**COLLECTED MATERIAL**
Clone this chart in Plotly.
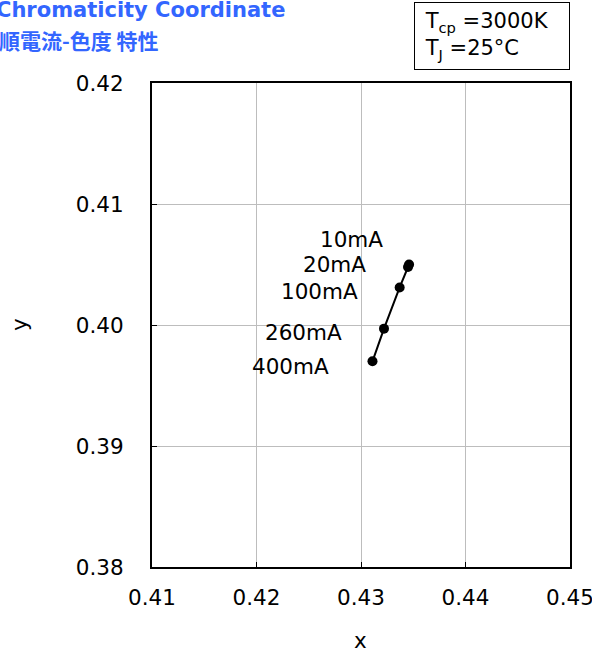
import plotly.graph_objects as go

currents = ["10mA", "20mA", "100mA", "260mA", "400mA"]
cx = [0.4346, 0.4345, 0.4337, 0.4322, 0.4311]
cy = [0.4050, 0.4048, 0.4031, 0.3997, 0.3970]
label_dx = [-24, -40, -40, -40, -41]
label_dy = [25, 2, -4, -4, -5]

x_ticks = [0.41, 0.42, 0.43, 0.44, 0.45]
y_ticks = [0.38, 0.39, 0.40, 0.41, 0.42]

font_main = "DejaVu Sans, Verdana, sans-serif"
FS = 21.5

fig = go.Figure()
fig.add_trace(go.Scatter(
    x=cx, y=cy, mode="lines+markers",
    line=dict(color="black", width=2),
    marker=dict(color="black", size=10),
    showlegend=False, hoverinfo="skip",
))

ann = []
for lab, x, y, dx, dy in zip(currents, cx, cy, label_dx, label_dy):
    ann.append(dict(x=x, y=y, xref="x", yref="y", text=lab, showarrow=False,
                    xanchor="right", yanchor="middle", xshift=dx, yshift=dy,
                    font=dict(size=FS, color="black", family=font_main)))

# plot area: 418 x 484 px, origin at (152, 567)
def px(x):
    return (x - 152) / 418.0

def py(y):
    return (567 - y) / 484.0

ann.append(dict(xref="paper", yref="paper", x=px(-6), y=py(10), xanchor="left", yanchor="middle",
                text="<b>Chromaticity Coordinate</b>", showarrow=False,
                font=dict(size=21, color="#3366FF", family=font_main)))
ann.append(dict(xref="paper", yref="paper", x=px(-3), y=py(40), xanchor="left", yanchor="middle",
                text="<b>順電流-色度 特性</b>", showarrow=False,
                font=dict(size=21, color="#3366FF", family="Noto Sans CJK JP")))
ann.append(dict(xref="paper", yref="paper", x=px(570), y=py(2), xanchor="right", yanchor="top",
                text="&nbsp;T<sub>cp</sub> =3000K<br>&nbsp;T<sub>J</sub> =25°C", showarrow=False,
                align="left", width=146, height=58, valign="middle",
                bordercolor="black", borderwidth=1, borderpad=4, bgcolor="white",
                font=dict(size=21, color="black", family=font_main)))
ann.append(dict(xref="paper", yref="paper", x=px(19), y=py(325), xanchor="center", yanchor="middle",
                text="y", textangle=-90, showarrow=False,
                font=dict(size=FS, color="black", family=font_main)))
ann.append(dict(xref="paper", yref="paper", x=px(360), y=py(640), xanchor="center", yanchor="middle",
                text="x", showarrow=False,
                font=dict(size=FS, color="black", family=font_main)))

fig.update_layout(
    width=592, height=650,
    margin=dict(l=152, r=22, t=83, b=83, autoexpand=False),
    paper_bgcolor="white", plot_bgcolor="white",
    annotations=ann,
    font=dict(family=font_main, size=FS, color="black"),
)
fig.update_xaxes(range=[0.41, 0.45], tickvals=x_ticks, ticktext=[f"{v:.2f}" for v in x_ticks],
                 showgrid=True, gridcolor="#bdbdbd", gridwidth=1,
                 showline=True, linecolor="black", linewidth=2, mirror=True,
                 zeroline=False, ticks="inside", ticklen=5, tickcolor="black",
                 ticklabelstandoff=10, automargin=False, ticklabeloverflow="allow",
                 tickfont=dict(size=FS))
fig.update_yaxes(range=[0.38, 0.42], tickvals=y_ticks, ticktext=[f"{v:.2f}" for v in y_ticks],
                 showgrid=True, gridcolor="#bdbdbd", gridwidth=1,
                 showline=True, linecolor="black", linewidth=2, mirror=True,
                 zeroline=False, ticks="inside", ticklen=5, tickcolor="black",
                 ticklabelstandoff=22, automargin=False, ticklabeloverflow="allow",
                 tickfont=dict(size=FS))

fig.write_html("out.html", config={"displayModeBar": False},
               post_script="document.body.style.margin='0px';")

**SET TASK**
Leave out any pictures and return exactly the lines from the beginning of the data through the line with "y_ticks = [0.38, 0.39, 0.40, 0.41, 0.42]", inclusive.

**FULL OUTPUT**
Clone this chart in Plotly.
import plotly.graph_objects as go

currents = ["10mA", "20mA", "100mA", "260mA", "400mA"]
cx = [0.4346, 0.4345, 0.4337, 0.4322, 0.4311]
cy = [0.4050, 0.4048, 0.4031, 0.3997, 0.3970]
label_dx = [-24, -40, -40, -40, -41]
label_dy = [25, 2, -4, -4, -5]

x_ticks = [0.41, 0.42, 0.43, 0.44, 0.45]
y_ticks = [0.38, 0.39, 0.40, 0.41, 0.42]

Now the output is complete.